By Jenny Contreras, intern contributor, American Red Cross
It’s the Halloween season, and if you have a Netflix subscription or if you’re a fan of ABC’s 13 Nights of Halloween, you be will be tempted to sit down and watch a few Halloween-themed flicks. The other day, I caved in and watched The Corpse Bride. Although this wasn’t the first time I watched this movie or any of the other Halloween favorites that follow, some concerns did come up in regards to celebrating Halloween. Follow these simple rules, and you’re sure to have a Happy Halloween!
1. Candle Safety (Hocus Pocus)
Stay away from black flame candles! If they happen to be in your outdated emergency disaster kit, they should be tossed out your windows ASAP. Consider updating your survival kit based on these suggestions from the Red Cross. It’s guaranteed these kits do not have candles that summon witches.
2. Bermuda Triangle Vacation Plans (The Addams Family)
Although Fester did reunite with Addams clan after his fight with Gomez, he wasn’t able to come back home soon enough. Had it not been for his trip to the Bermuda Triangle, he would have returned back to his home much sooner. As Wednesday Addams put it, “nobody gets out of the Bermuda Triangle”. Fortunately Fester did, but perhaps it would be best to plan your vacation in Galveston or South Padre instead of the Bermuda Triangle.
3. Rehearse Marriage Vows at Your Own Risk (The Corpse Bride)
Marriage vows are not something to be taken lightly. As Victor recites his wedding vows in a nearby forest, and places the wedding ring on a upturned tree root, that ends up being a corpse’s hand, the young grooms is subsequently married to a corpse. Wedding vows are basically for forever, so be cautious when you recite them out in the open.

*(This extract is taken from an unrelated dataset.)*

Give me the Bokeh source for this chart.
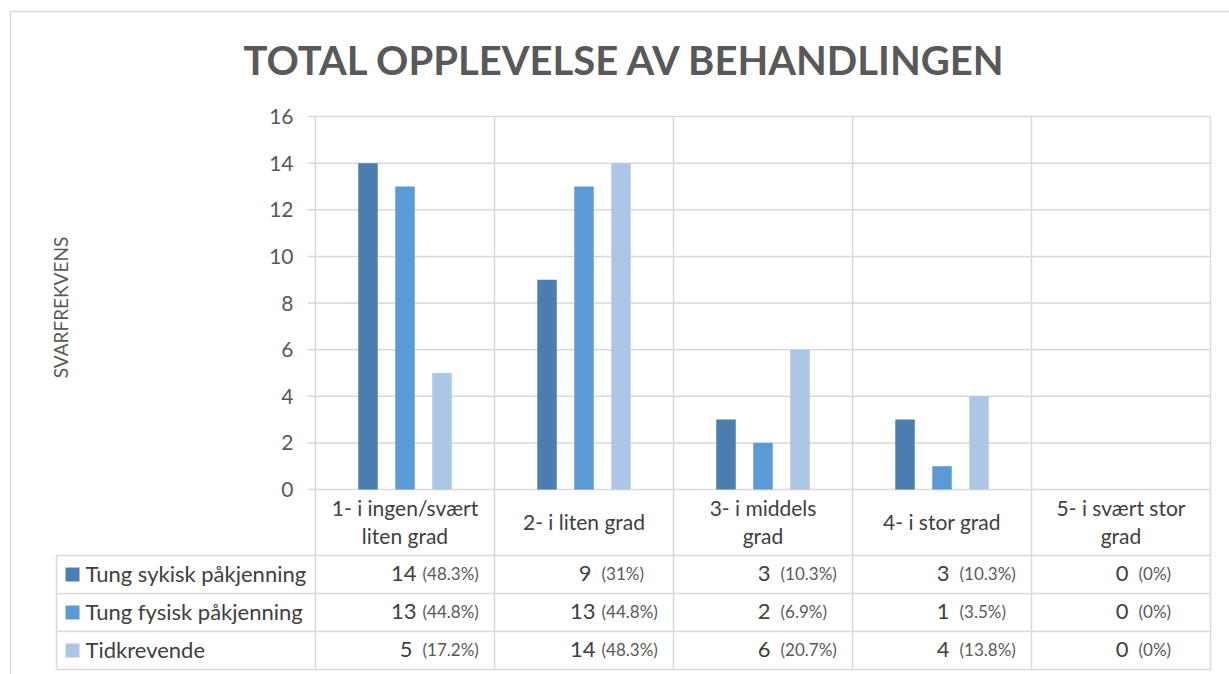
import numpy as np
from bokeh.plotting import figure
from bokeh.models import Range1d
from bokeh.core.properties import value
from bokeh.embed import file_html
from bokeh.resources import INLINE

# ---------------- data ----------------
title = "TOTAL OPPLEVELSE AV BEHANDLINGEN"
y_label = "SVARFREKVENS"
categories = ["1- i ingen/svært\nliten grad", "2- i liten grad", "3- i middels\ngrad",
              "4- i stor grad", "5- i svært stor\ngrad"]
series_names = ["Tung sykisk påkjenning", "Tung fysisk påkjenning", "Tidkrevende"]
tung_sykisk = [14, 9, 3, 3, 0]
tung_fysisk = [13, 13, 2, 1, 0]
tidkrevende = [5, 14, 6, 4, 0]
pct_sykisk = ["(48.3%)", "(31%)", "(10.3%)", "(10.3%)", "(0%)"]
pct_fysisk = ["(44.8%)", "(44.8%)", "(6.9%)", "(3.5%)", "(0%)"]
pct_tid = ["(17.2%)", "(48.3%)", "(20.7%)", "(13.8%)", "(0%)"]
y_ticks = [0, 2, 4, 6, 8, 10, 12, 14, 16]

series_values = [tung_sykisk, tung_fysisk, tidkrevende]
series_pcts = [pct_sykisk, pct_fysisk, pct_tid]
colors = ["#4a7eb0", "#5b9bd5", "#adc6e6"]

# ---------------- layout ----------------
W, H = 1229, 674
X0PX, CELL = 315, 179          # left edge of plot area, category width (px)
Y0PX, YTOPPX = 489, 116        # pixel of value 0 and of value 16
UNIT = (Y0PX - YTOPPX) / 16.0


def px_x(px):
    return (px - X0PX) / CELL


def px_y(py):
    return (Y0PX - py) / UNIT


GRID = "#d9d9d9"
TXT = "#404040"
TXT2 = "#595959"
FONT = value("Lato")

p = figure(width=W, height=H, x_range=Range1d(px_x(0), px_x(W)),
           y_range=Range1d(px_y(H), px_y(0)), x_axis_type=None, y_axis_type=None,
           toolbar_location=None, output_backend="svg", min_border=0,
           outline_line_color=None, background_fill_color="white",
           border_fill_color="white")

ncat = len(categories)
ymax = y_ticks[-1]

# outer chart border
p.segment(x0=[px_x(10), px_x(10)], y0=[px_y(11), px_y(11)],
          x1=[px_x(W + 5), px_x(10)], y1=[px_y(11), px_y(H + 5)],
          line_color=GRID, line_width=1.3)

# horizontal gridlines
p.segment(x0=[px_x(307)] * len(y_ticks), x1=[ncat] * len(y_ticks), y0=y_ticks, y1=y_ticks,
          line_color=GRID, line_width=1.5)

# vertical lines (plot + table)
bottom_y = px_y(669)
p.segment(x0=list(range(ncat + 1)), x1=list(range(ncat + 1)),
          y0=[ymax] * (ncat + 1), y1=[bottom_y] * (ncat + 1),
          line_color=GRID, line_width=1.5)

# table horizontal lines and left edge
row_lines = [px_y(v) for v in (555, 593, 631, 669)]
p.segment(x0=[px_x(56)] * 4, x1=[ncat] * 4, y0=row_lines, y1=row_lines,
          line_color=GRID, line_width=1.5)
p.segment(x0=[px_x(56)], x1=[px_x(56)], y0=[row_lines[0]], y1=[row_lines[-1]],
          line_color=GRID, line_width=1.5)

# bars
bar_w = 19.5 / CELL
offsets = [-37 / CELL, 0.0, 37 / CELL]
for vals, col, off in zip(series_values, colors, offsets):
    xs = [i + 0.5 + off for i in range(ncat)]
    p.vbar(x=xs, top=vals, bottom=0, width=bar_w, fill_color=col, line_color=None)

# y tick labels
p.text(x=[0] * len(y_ticks), y=y_ticks, text=[str(t) for t in y_ticks], x_offset=-22,
       text_align="right", text_baseline="middle", text_font_size="21px",
       text_color=TXT2, text_font=FONT)

# category header row
p.text(x=[i + 0.5 for i in range(ncat)], y=[px_y(521)] * ncat, text=categories,
       text_align="center", text_baseline="middle", text_font_size="21px",
       text_line_height=1.15, text_color=TXT, text_font=FONT)

# table rows
row_centers = [px_y(v) for v in (573, 611, 649)]
for r, (name, vals, pcts, col) in enumerate(zip(series_names, series_values, series_pcts, colors)):
    yc = row_centers[r]
    p.scatter(x=[px_x(72)], y=[px_y((574, 612, 650)[r])], marker="square", size=14,
              fill_color=col, line_color=None)
    p.text(x=[px_x(85)], y=[yc], text=[name], text_align="left", text_baseline="middle",
           text_font_size="22px", text_color=TXT, text_font=FONT)
    num_off = [101 if len(str(v)) > 1 else 97 for v in vals]
    p.text(x=list(range(ncat)), y=[yc] * ncat, text=[str(v) for v in vals], x_offset=num_off,
           text_align="right", text_baseline="middle", text_font_size="22px",
           text_color=TXT, text_font=FONT)
    p.text(x=list(range(ncat)), y=[yc] * ncat, text=pcts, x_offset=107,
           text_align="left", text_baseline="middle", text_font_size="17px",
           text_color=TXT2, text_font=FONT)

# title
p.text(x=[px_x(625)], y=[px_y(59)], text=[title], text_align="center", text_baseline="middle",
       text_font_size="40px", text_font_style="bold", text_color=TXT2, text_font=FONT)

# y-axis label
p.text(x=[px_x(60)], y=[px_y(307)], text=[y_label], angle=np.pi / 2, text_align="center",
       text_baseline="middle", text_font_size="19px", text_color=TXT2, text_font=FONT)

open("out.html", "w").write(file_html(p, INLINE))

4. Blend in(Halloween Town)
What Aggie doesn’t understand is that being normal is not overrated. Her daughter, Gwen understood that by being “normal”, she would keep her children from being in the middle of a magical power struggle with Kalabar.
5. Decorate Accordingly (The Nightmare Before Christmas)

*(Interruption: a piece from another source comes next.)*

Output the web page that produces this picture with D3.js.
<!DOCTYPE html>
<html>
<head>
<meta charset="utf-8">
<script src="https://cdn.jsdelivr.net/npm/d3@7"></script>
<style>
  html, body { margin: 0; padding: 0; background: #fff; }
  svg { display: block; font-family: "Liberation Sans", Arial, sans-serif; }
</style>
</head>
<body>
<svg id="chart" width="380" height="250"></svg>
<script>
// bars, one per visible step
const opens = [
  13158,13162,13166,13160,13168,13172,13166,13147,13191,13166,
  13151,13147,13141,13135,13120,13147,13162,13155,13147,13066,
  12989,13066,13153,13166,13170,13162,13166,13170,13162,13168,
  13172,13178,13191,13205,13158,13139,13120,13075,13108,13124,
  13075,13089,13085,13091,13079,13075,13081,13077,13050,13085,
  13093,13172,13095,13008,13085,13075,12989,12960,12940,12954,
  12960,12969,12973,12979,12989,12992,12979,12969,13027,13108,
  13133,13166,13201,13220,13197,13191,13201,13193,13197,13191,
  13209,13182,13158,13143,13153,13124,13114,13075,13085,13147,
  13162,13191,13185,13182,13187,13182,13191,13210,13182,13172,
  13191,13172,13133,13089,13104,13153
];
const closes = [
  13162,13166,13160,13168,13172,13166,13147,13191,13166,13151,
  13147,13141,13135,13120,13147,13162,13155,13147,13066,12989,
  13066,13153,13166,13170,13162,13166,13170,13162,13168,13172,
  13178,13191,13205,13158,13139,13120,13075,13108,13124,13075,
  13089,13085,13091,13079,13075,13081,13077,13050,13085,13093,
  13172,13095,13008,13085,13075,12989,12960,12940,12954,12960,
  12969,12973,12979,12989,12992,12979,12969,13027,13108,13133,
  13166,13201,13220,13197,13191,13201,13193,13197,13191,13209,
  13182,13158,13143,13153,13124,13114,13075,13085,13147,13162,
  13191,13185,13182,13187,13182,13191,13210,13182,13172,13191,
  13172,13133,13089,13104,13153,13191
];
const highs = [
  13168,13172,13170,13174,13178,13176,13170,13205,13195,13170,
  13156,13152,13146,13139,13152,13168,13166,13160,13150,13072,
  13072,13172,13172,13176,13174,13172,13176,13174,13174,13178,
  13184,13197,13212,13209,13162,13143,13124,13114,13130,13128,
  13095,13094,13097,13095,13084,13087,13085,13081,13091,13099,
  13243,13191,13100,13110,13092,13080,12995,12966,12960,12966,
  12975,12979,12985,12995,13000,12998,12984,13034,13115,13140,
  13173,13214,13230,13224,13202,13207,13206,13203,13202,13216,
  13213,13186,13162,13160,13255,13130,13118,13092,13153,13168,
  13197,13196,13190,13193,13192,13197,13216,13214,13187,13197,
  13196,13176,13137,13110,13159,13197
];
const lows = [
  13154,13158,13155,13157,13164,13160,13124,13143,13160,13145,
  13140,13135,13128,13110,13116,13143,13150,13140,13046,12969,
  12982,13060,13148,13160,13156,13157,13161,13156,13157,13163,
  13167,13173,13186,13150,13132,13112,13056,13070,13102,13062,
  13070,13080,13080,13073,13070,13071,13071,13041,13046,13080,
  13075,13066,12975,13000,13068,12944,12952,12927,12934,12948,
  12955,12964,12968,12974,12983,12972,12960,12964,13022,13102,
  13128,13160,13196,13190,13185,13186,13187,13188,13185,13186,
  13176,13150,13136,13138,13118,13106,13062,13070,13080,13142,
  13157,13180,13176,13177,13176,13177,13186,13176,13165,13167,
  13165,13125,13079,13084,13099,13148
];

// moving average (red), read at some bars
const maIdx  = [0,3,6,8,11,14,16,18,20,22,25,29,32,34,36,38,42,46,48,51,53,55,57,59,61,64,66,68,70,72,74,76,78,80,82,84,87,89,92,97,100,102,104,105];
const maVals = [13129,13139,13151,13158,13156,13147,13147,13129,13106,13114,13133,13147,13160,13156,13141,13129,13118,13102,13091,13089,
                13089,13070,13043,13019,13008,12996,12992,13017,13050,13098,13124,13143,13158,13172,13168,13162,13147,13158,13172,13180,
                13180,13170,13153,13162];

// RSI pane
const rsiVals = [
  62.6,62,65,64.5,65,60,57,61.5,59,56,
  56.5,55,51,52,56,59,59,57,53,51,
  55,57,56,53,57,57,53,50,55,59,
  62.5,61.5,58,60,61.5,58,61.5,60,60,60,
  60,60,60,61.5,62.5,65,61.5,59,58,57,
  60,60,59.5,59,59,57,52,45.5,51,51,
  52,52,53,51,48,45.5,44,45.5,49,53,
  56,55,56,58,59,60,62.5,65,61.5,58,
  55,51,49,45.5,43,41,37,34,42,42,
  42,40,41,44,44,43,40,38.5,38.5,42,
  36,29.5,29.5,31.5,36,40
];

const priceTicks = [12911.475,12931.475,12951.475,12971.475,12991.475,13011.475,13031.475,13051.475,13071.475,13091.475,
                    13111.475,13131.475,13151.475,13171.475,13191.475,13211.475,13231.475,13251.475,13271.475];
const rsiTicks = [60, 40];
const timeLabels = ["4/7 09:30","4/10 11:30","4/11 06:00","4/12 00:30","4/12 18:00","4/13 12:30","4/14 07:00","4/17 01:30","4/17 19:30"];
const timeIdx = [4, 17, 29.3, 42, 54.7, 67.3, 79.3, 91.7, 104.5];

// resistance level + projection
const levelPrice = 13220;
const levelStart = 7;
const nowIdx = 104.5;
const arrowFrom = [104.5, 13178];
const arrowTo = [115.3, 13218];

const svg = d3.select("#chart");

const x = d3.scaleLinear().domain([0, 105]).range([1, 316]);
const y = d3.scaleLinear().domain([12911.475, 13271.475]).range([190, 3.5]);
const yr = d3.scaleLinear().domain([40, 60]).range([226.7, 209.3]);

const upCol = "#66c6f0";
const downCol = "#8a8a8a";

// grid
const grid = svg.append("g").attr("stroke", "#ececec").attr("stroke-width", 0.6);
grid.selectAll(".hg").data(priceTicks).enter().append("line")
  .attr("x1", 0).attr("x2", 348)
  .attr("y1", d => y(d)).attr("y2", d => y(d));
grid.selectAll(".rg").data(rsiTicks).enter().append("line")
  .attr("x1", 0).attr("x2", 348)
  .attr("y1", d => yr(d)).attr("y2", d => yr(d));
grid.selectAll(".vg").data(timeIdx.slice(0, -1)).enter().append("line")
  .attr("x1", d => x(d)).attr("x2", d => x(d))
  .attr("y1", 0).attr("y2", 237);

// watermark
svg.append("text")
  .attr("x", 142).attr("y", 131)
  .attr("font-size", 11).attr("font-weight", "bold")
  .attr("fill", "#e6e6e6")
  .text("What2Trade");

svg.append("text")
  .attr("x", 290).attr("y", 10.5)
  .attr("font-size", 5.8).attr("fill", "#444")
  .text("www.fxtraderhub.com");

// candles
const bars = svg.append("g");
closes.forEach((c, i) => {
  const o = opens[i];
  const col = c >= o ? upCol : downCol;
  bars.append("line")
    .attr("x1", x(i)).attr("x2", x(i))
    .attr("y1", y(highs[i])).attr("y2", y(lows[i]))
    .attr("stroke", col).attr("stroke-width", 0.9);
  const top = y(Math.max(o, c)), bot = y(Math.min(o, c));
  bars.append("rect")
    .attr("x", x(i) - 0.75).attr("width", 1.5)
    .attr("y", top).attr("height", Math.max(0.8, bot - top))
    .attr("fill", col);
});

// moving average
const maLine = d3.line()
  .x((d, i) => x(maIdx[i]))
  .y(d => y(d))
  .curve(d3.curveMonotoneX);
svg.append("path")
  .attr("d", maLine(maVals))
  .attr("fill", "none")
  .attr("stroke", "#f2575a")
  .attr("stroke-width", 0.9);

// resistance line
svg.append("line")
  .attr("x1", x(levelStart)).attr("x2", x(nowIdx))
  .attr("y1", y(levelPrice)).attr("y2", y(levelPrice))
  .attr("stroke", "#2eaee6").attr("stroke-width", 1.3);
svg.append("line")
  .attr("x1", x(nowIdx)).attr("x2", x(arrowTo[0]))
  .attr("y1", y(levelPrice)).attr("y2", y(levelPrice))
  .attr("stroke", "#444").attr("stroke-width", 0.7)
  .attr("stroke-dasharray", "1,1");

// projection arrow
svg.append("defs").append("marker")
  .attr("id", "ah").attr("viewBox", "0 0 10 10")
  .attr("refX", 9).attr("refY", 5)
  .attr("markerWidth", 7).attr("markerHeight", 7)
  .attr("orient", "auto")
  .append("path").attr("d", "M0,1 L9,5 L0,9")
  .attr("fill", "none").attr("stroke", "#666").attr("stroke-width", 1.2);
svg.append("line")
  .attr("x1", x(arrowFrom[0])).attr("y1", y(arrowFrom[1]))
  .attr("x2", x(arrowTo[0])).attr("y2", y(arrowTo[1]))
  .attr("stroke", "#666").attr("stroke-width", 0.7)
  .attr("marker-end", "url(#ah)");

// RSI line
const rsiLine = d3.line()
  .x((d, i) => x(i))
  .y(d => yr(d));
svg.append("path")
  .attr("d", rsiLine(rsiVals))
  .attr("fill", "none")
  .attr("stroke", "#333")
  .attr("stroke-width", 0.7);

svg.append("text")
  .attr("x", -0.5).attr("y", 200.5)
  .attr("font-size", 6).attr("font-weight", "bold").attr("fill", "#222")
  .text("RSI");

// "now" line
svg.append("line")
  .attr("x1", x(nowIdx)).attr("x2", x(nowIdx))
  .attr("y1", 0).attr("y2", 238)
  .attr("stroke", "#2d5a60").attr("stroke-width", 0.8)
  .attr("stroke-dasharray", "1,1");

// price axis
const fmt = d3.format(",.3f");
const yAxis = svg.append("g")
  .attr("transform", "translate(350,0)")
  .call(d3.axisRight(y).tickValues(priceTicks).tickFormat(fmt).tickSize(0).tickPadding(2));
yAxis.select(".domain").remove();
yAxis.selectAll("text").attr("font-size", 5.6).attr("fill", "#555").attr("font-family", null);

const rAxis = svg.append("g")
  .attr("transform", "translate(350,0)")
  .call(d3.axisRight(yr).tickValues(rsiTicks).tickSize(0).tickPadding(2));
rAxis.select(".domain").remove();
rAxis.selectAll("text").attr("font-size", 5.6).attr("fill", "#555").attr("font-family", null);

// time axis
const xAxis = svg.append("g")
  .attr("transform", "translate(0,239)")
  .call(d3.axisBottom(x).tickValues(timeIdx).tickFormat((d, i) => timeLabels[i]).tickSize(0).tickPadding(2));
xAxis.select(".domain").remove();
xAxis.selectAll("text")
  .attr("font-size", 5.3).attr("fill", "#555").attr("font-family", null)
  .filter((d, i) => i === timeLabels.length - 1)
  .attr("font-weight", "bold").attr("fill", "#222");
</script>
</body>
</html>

Like Jack Skellington, you may have gotten bored of Halloween. Jack lives in a town that prepares for Halloween year-round and has a ghoulish mayor, but most of us in the real world don’t. Therefore, one cannot simply fast forward to counting down the days until Christmas, string lights along the rooftops and place wreaths upon every entrance to our homes. These things should only be done after placing the Halloween decor in storage. Take in everything one day at a time, or in this instance each holiday at a time. Once the cobwebs and cauldrons are placed in storage boxes, whip out the cute little cornucopia and turkey decorations instead of the Christmas tree, otherwise it could be a disaster.